Given director John Dahl’s past work, most notably the wickedly cool The Last Seduction, his latest effort, Rounders, feels conspicuously square. The snappy lingo is there as well as a handful of shady characters, but it doesn’t matter. Rounders is blindingly bright, where The Last Seduction was appropriately dark so as to put its seaminess in its proper place. Part of this may lie in the casting of Matt Damon in the lead. With his golden hair cut just so, his preppy clothes, and his class-president smile, he looks as squeaky clean as an altar boy and not like someone who rubs elbows with the sorts whose livelihoods mean they sleep through the daylight hours.

That said, Rounders isn’t half bad.

Damon plays Mike, a guy with a hard-knocks childhood whose talent at poker earns him his tuition to law school. But one of those games, in a seedy, hidden-away establishment, leaves him minus $30,000, so he calls it quits to live a straight-up life with a real job and his perfectly legit girlfriend Jo (Gretchen Mol).

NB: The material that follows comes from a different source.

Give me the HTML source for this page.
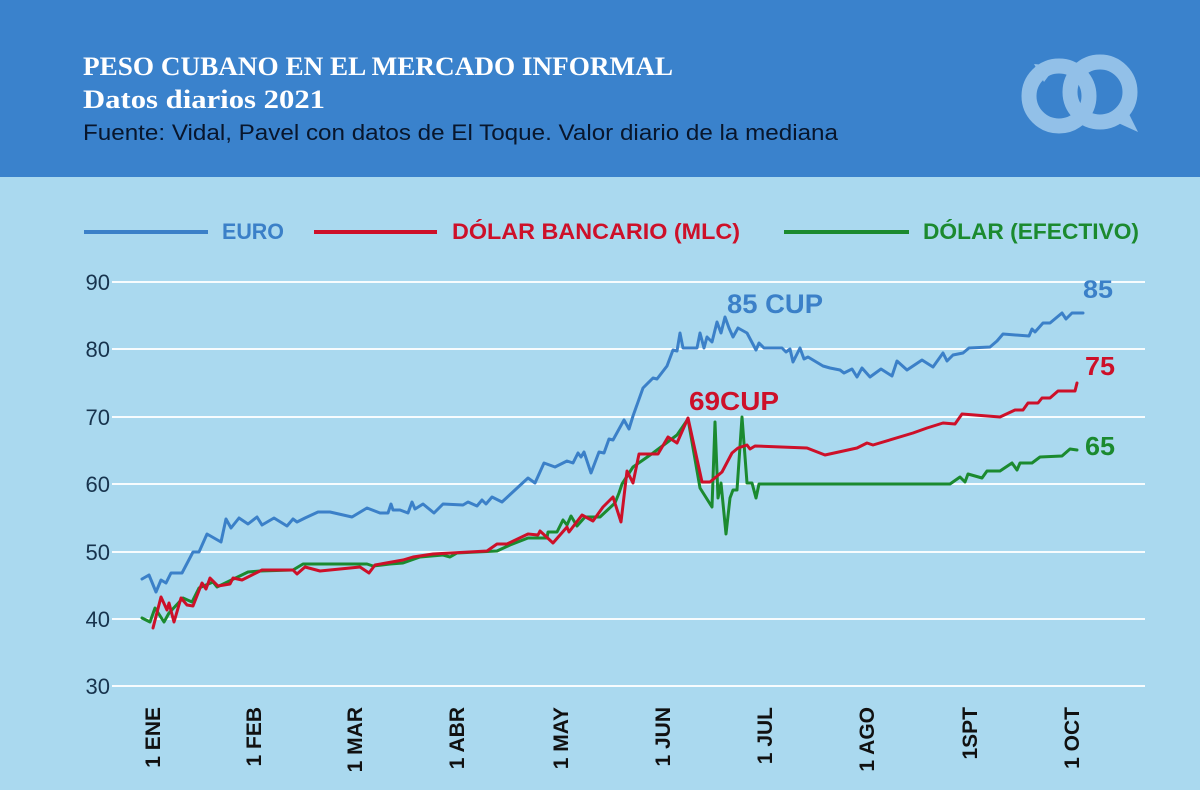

Nine months later, Mike gets drawn back in when his old buddy Worm (Edward Norton) comes calling. Worm is a friend from way back, a person for whom – despite a character that earns him the nickname – Mike has fierce loyalty. The loyalty goes beyond giving Worm a ride back into the city from prison. When Worm needs some start-up funds, Mike gives it to him, and when he needs Mike’s help in cleaning out a few rich suckers in a card game, Mike gives that, too. Mike gives Worm everything, while Worm gives Mike nothing but trouble.

The trouble is a debt of 25 grand that Worm owes to Teddy KGB (a cartoonish John Malkovich), a Russian card shark with little patience and a taste for Oreo cookies. To earn the money, Mike and Worm go on a two-day card-playing spree. Mike doesn’t want any problems, preferring to play without cheating. Worm, on the other hand, can’t resist the quick kill of the “rounder” or hustler.

The result of Mike and Worm’s mad dash for cash nets them two busted-up faces and empty pockets, so Mike makes an all-or-nothing attempt at saving his ass by facing the man who took away his $30,000 with a sweep of his arm – Teddy KGB.

Rounders is basically a con-man film that glorifies the skill of making a quick buck. The choice of poker as the grift takes the viewer past doors with those small, sliding windows and into smoky rooms with mesh cages. It’s a world, even when it’s above-board, that’s unfamiliar to nine-to-fivers. While Rounders never really nails the lure of poker, it is successful in capturing the tension that causes a nervous sweat – it’s in the reading of another man’s tics, in the hesitation of throwing in more chips, and in the slow, card-bending revelation of a hand.